# DS and 3DS games with better Android/IOS versions.



## FAST6191 (Mar 20, 2014)

Normally I would make a big effort to go through release lists for everything make a whole big list. I am not going for that right now.

Anyway when doing the likes of the game of the week articles I would frequently see that the suggestions had ports to IOS and then Android (Android had not quite risen up yet during the DS lifetime so it tended to lose out).

To that end what games which saw DS versions have got Android and IOS versions and are better on Android and IOS?

The obvious start would be something like Ghost Trick.


----------



## Hydrazine (Mar 20, 2014)

FAST6191 said:


> Normally I would make a big effort to go through release lists for everything make a whole big list. I am not going for that right now.
> 
> Anyway when doing the likes of the game of the week articles I would frequently see that the suggestions had ports to IOS and then Android (Android had not quite risen up yet during the DS lifetime so it tended to lose out).
> 
> ...



Final Fantasy 3 and Final Fantasy 4. Those games are beautiful on a high end smartphone.

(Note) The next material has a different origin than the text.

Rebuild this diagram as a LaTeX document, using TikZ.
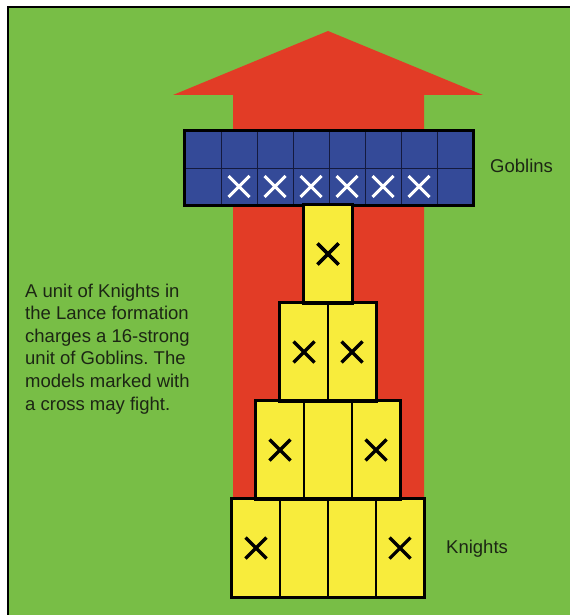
\documentclass[tikz,border=0pt]{standalone}
\usepackage{fontspec}
\setmainfont{Liberation Sans}
\usetikzlibrary{positioning}
\frenchspacing

\definecolor{fieldgreen}{RGB}{120,190,70}
\definecolor{arrowred}{RGB}{226,60,38}
\definecolor{goblinblue}{RGB}{52,74,152}
\definecolor{gridnavy}{RGB}{20,26,62}
\definecolor{knightyellow}{RGB}{248,236,60}
\definecolor{textdark}{RGB}{28,38,20}

\begin{document}
\begin{tikzpicture}[
    x=1pt, y=-1pt,
    every node/.style={font=\fontsize{18.5}{22.6}\selectfont, text=textdark},
    knight/.style={draw=black, line width=1.2pt, fill=knightyellow,
        minimum width=48pt, minimum height=98pt, inner sep=0pt},
    goblin/.style={draw=gridnavy, line width=1pt, fill=goblinblue,
        minimum width=36pt, minimum height=37pt, inner sep=0pt},
    rankline/.style={draw=black, line width=2.6pt},
    kcross/.style={draw=black, line width=3.2pt},
    gcross/.style={draw=white, line width=3pt}
]
\useasboundingbox (0,0) rectangle (570,615);

% --- Background ---
\fill[white] (0,0) rectangle (570,615);
\fill[fieldgreen] (8,7) rectangle (570,615);
\draw[black, line width=1.5pt] (8,615) -- (8,7) -- (570,7);

% --- Charge arrow ---
\fill[arrowred] (328,31) -- (483,95) -- (424,95) -- (424,499)
    -- (233,499) -- (233,95) -- (173,95) -- cycle;

% --- Goblins ---
\foreach \row in {1,2}
  \foreach \c in {1,...,8}
    \node[goblin] (g\row\c) at ({185+36*(\c-0.5)}, {131+37*(\row-0.5)}) {};
\draw[rankline] (g11.north west) rectangle (g28.south east);
\foreach \c in {2,...,7}
  \draw[gcross] (g2\c) ++(-10.5,-10.5) -- ++(21,21) ++(-21,0) -- ++(21,-21);

% --- Knights (Lance formation) ---
\foreach \r in {1,...,4}
  \foreach \i in {1,...,\r}
    \node[knight] (k\r\i) at ({328-24*\r+48*(\i-0.5)}, {254+98*(\r-1)}) {};
\foreach \r in {1,...,4}
  \draw[rankline] (k\r1.north west) rectangle (k\r\r.south east);
\foreach \r in {1,...,4}
  \foreach \i in {1,\r}
    \draw[kcross] (k\r\i) ++(-10.5,-10.5) -- ++(21,21) ++(-21,0) -- ++(21,-21);

% --- Labels ---
\node[anchor=base west, inner sep=0pt] (goblab) at (490,172) {Goblins};
\node[anchor=base west, inner sep=0pt] (knightlab) at (446,553) {Knights};
\node[anchor=north west, inner sep=0pt, align=left] (caption) at (25,283.5)
    {A unit of Knights in\\the Lance formation\\charges a 16-strong\\
     unit of Goblins. The\\models marked with\\a cross may fight.};

\end{tikzpicture}
\end{document}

Native 1080p 60fps.


----------



## CompassNorth (Mar 20, 2014)

Were Final Fantasy 3 and 4 good on iOS?
Edit: Beaten pls delete post
pls


----------



## Hydrazine (Mar 20, 2014)

CompassNorth said:


> Were Final Fantasy 3 and 4 good on iOS?



I only tried them on Android, but they're probably around the same on iOS. Difference would be you're screen is smaller compared to flagship androids but same game.


----------



## Gahars (Mar 20, 2014)

The World Ends With You

:^)


----------



## Dartz150 (Mar 20, 2014)

Plants vs Zombies, obviously the resolution were the only complain in my case.


----------



## FireEmblemGuy (Mar 20, 2014)

I'd argue that perhaps 999: The Novel is better than the original game for people more interested in plot than puzzles; I liked the puzzles but I admit they got tedious going back through for the last couple bad ends.

Obviously smartphone games that got ported to the DS/3DS or PSP/Vita, like Angry Birds, etc.

I dunno about the iOS version, but the Android version of Chrono Trigger was a lot worse than the DS one, at least in my opinion.


----------



## cearp (Mar 20, 2014)

ace attorney games right? for ios?
but soon the 3ds version of 1+2+3 will come out so hmm...


----------